◆ **Task**: Retype only what runs from the first line of the listing to the line holding "from matplotlib.lines import Line2D", both included. Do not retype the pictures.

◆ **Data excerpt**:
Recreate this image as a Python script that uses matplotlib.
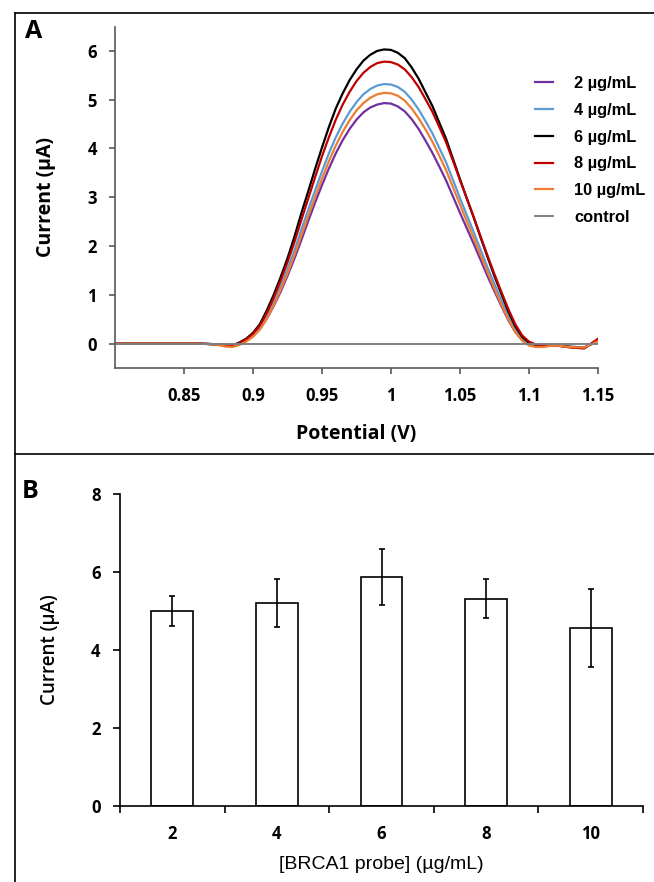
import numpy as np
import matplotlib
matplotlib.use('Agg')
import matplotlib.pyplot as plt
from matplotlib.lines import Line2D

# ---------------- data: panel A (DPV curves) ----------------
potential = [0.80, 0.82, 0.84, 0.86, 0.87,
             0.875, 0.880, 0.885, 0.890, 0.895, 0.900, 0.905, 0.910, 0.915, 0.920,
             0.925, 0.930, 0.935, 0.940, 0.945, 0.950, 0.955, 0.960, 0.965, 0.970,
             0.975, 0.980, 0.985, 0.990, 0.995, 1.000, 1.005, 1.010, 1.015, 1.020,
             1.025, 1.030, 1.035, 1.040, 1.045, 1.050, 1.055, 1.060, 1.065, 1.070,
             1.075, 1.080, 1.085, 1.090, 1.095, 1.100, 1.105, 1.110, 1.115, 1.120,
             1.13, 1.14, 1.15]

cur_2 = [0.00, 0.00, 0.00, 0.00, -0.01,
         -0.02, -0.04, -0.04, 0.00, 0.07, 0.16, 0.30, 0.51, 0.77, 1.06,
         1.39, 1.74, 2.12, 2.51, 2.89, 3.25, 3.59, 3.90, 4.17, 4.40,
         4.59, 4.74, 4.84, 4.90, 4.93, 4.92, 4.86, 4.76, 4.60, 4.40,
         4.16, 3.91, 3.63, 3.34, 3.01, 2.68, 2.36, 2.04, 1.71, 1.38,
         1.07, 0.77, 0.48, 0.24, 0.08, 0.00, -0.03, -0.04, -0.04, -0.04,
         -0.06, -0.08, 0.05]

cur_4 = [0.00, 0.00, 0.00, 0.00, -0.01,
         -0.02, -0.04, -0.04, 0.01, 0.08, 0.18, 0.33, 0.57, 0.86, 1.18,
         1.53, 1.91, 2.33, 2.74, 3.14, 3.53, 3.90, 4.23, 4.51, 4.75,
         4.95, 5.11, 5.22, 5.29, 5.32, 5.31, 5.26, 5.16, 5.00, 4.80,
         4.56, 4.31, 4.01, 3.71, 3.35, 2.98, 2.63, 2.28, 1.92, 1.56,
         1.22, 0.89, 0.57, 0.30, 0.11, 0.01, -0.04, -0.05, -0.04, -0.04,
         -0.07, -0.09, 0.06]

cur_6 = [0.00, 0.00, 0.00, 0.00, -0.01,
         -0.02, -0.04, -0.04, 0.02, 0.10, 0.22, 0.40, 0.68, 1.00, 1.36,
         1.75, 2.19, 2.67, 3.12, 3.58, 4.02, 4.44, 4.82, 5.13, 5.40,
         5.62, 5.80, 5.92, 6.00, 6.03, 6.02, 5.96, 5.85, 5.66, 5.43,
         5.15, 4.87, 4.53, 4.19, 3.78, 3.37, 2.97, 2.58, 2.17, 1.77,
         1.38, 1.02, 0.66, 0.36, 0.14, 0.02, -0.03, -0.04, -0.03, -0.03,
         -0.07, -0.09, 0.08]

cur_8 = [0.00, 0.00, 0.00, 0.00, -0.01,
         -0.02, -0.05, -0.04, 0.01, 0.09, 0.20, 0.37, 0.63, 0.94, 1.29,
         1.67, 2.08, 2.53, 2.97, 3.41, 3.84, 4.23, 4.59, 4.90, 5.16,
         5.38, 5.55, 5.67, 5.75, 5.78, 5.77, 5.72, 5.62, 5.46, 5.26,
         5.01, 4.75, 4.44, 4.12, 3.74, 3.35, 2.97, 2.59, 2.19, 1.80,
         1.42, 1.06, 0.71, 0.40, 0.17, 0.04, -0.02, -0.04, -0.04, -0.04,
         -0.08, -0.10, 0.10]

cur_10 = [0.00, 0.00, 0.00, 0.00, -0.01,
          -0.03, -0.06, -0.07, -0.03, 0.04, 0.14, 0.29, 0.51, 0.79, 1.10,
          1.44, 1.81, 2.21, 2.61, 3.00, 3.38, 3.74, 4.06, 4.34, 4.58,
          4.78, 4.93, 5.04, 5.11, 5.14, 5.13, 5.08, 4.98, 4.82, 4.62,
          4.39, 4.14, 3.85, 3.55, 3.20, 2.85, 2.50, 2.16, 1.81, 1.46,
          1.12, 0.80, 0.50, 0.24, 0.06, -0.04, -0.07, -0.07, -0.05, -0.04,
          -0.07, -0.08, 0.05]

control_x = [0.80, 1.15]
control_y = [0.0, 0.0]

series_labels = ['2 µg/mL', '4 µg/mL', '6 µg/mL', '8 µg/mL', '10 µg/mL']
series_colors = ['#7030A0', '#5B9BD5', '#000000', '#C00000', '#ED7D31']

# ---------------- data: panel B (bar chart) ----------------
probe_conc = ['2', '4', '6', '8', '10']
peak_current = [5.00, 5.21, 5.87, 5.32, 4.56]
peak_err = [0.38, 0.62, 0.72, 0.50, 1.00]

W, H = 654, 882
fig = plt.figure(figsize=(W / 100, H / 100), dpi=100)

def fbox(left, top, right, bottom):
    # pixel box -> figure fraction rect
    return [left / W, 1 - bottom / H, (right - left) / W, (bottom - top) / H]

calibri = ['Open Sans', 'DejaVu Sans']
arial = ['Liberation Sans', 'DejaVu Sans']
axcol = '#595959'

# ================= panel A =================
ax1 = fig.add_axes(fbox(115, 26.5, 598, 368))
for y, lab, col in zip([cur_2, cur_4, cur_6, cur_8, cur_10], series_labels, series_colors):
    ax1.plot(potential, y, color=col, lw=1.6, label=lab)
ax1.plot(control_x, control_y, color='#7F7F7F', lw=1.4, label='control')

ax1.set_xlim(0.80, 1.15)
ax1.set_ylim(-0.5, 6.5)
ax1.set_xticks([0.85, 0.9, 0.95, 1.0, 1.05, 1.1, 1.15])
ax1.set_xticklabels(['0.85', '0.9', '0.95', '1', '1.05', '1.1', '1.15'])
ax1.set_yticks(range(0, 7))
for s in ['top', 'right']:
    ax1.spines[s].set_visible(False)
for s in ['left', 'bottom']:
    ax1.spines[s].set_color(axcol)
    ax1.spines[s].set_linewidth(1.2)
ax1.tick_params(axis='x', direction='out', length=4, width=1.2, color=axcol, pad=10)
ax1.tick_params(axis='y', direction='out', length=4, width=1.2, color=axcol, pad=9)
for t in ax1.get_xticklabels() + ax1.get_yticklabels():
    t.set_fontfamily(calibri)
    t.set_fontweight('bold')
    t.set_fontsize(12)
ax1.set_xlabel('Potential (V)', family=calibri, weight='bold', fontsize=14, labelpad=13)
ax1.set_ylabel('Current (µA)', family=calibri, weight='bold', fontsize=14, labelpad=23)

leg = ax1.legend(loc='upper left', bbox_to_anchor=(535 / W, 1 - 76 / H),
                 bbox_transform=fig.transFigure, frameon=False, borderpad=0,
                 borderaxespad=0, handlelength=1.1, handletextpad=1.3,
                 labelspacing=0.72, prop={'family': arial, 'weight': 'bold', 'size': 11.8})

# ================= panel B =================
ax2 = fig.add_axes(fbox(120, 494, 643, 806))
pos = np.arange(len(probe_conc))
ax2.bar(pos, peak_current, width=0.4, color='white', edgecolor='black', linewidth=1.2,
        yerr=peak_err, error_kw=dict(ecolor='black', elinewidth=1.2, capsize=2, capthick=1.2))
ax2.set_xlim(-0.5, len(probe_conc) - 0.5)
ax2.set_ylim(0, 8)
ax2.set_yticks([0, 2, 4, 6, 8])
ax2.set_xticks(pos)
ax2.set_xticklabels(probe_conc)
ax2.set_xticks(np.arange(-0.5, len(probe_conc)), minor=True)
for s in ['top', 'right']:
    ax2.spines[s].set_visible(False)
for s in ['left', 'bottom']:
    ax2.spines[s].set_color('black')
    ax2.spines[s].set_linewidth(1.2)
ax2.tick_params(axis='x', which='major', length=0, pad=14)
ax2.tick_params(axis='x', which='minor', direction='out', length=5, width=1.2)
ax2.tick_params(axis='y', direction='out', length=5, width=1.2, pad=9)
for t in ax2.get_xticklabels() + ax2.get_yticklabels():
    t.set_fontfamily(calibri)
    t.set_fontweight('bold')
    t.set_fontsize(12)
ax2.set_xlabel('[BRCA1 probe] (µg/mL)', family=arial, fontsize=14, labelpad=9)
ax2.set_ylabel('Current (µA)', family=calibri, weight='semibold', fontsize=13.5, labelpad=22)

# ================= panel frames and letters =================
fig.add_artist(Line2D([15 / W, 1], [1 - 13 / H, 1 - 13 / H], transform=fig.transFigure, color='black', lw=1.2))
fig.add_artist(Line2D([15 / W, 15 / W], [1 - 13 / H, 0], transform=fig.transFigure, color='black', lw=1.2))
fig.add_artist(Line2D([15 / W, 1], [1 - 454 / H, 1 - 454 / H], transform=fig.transFigure, color='black', lw=1.2))
fig.text(25 / W, 1 - 31 / H, 'A', family=calibri, weight='bold', fontsize=18, va='center', ha='left')
fig.text(22 / W, 1 - 491 / H, 'B', family=calibri, weight='bold', fontsize=18, va='center', ha='left')

fig.savefig('out.png', dpi=100)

◆ **Response below**:
Recreate this image as a Python script that uses matplotlib.
import numpy as np
import matplotlib
matplotlib.use('Agg')
import matplotlib.pyplot as plt
from matplotlib.lines import Line2D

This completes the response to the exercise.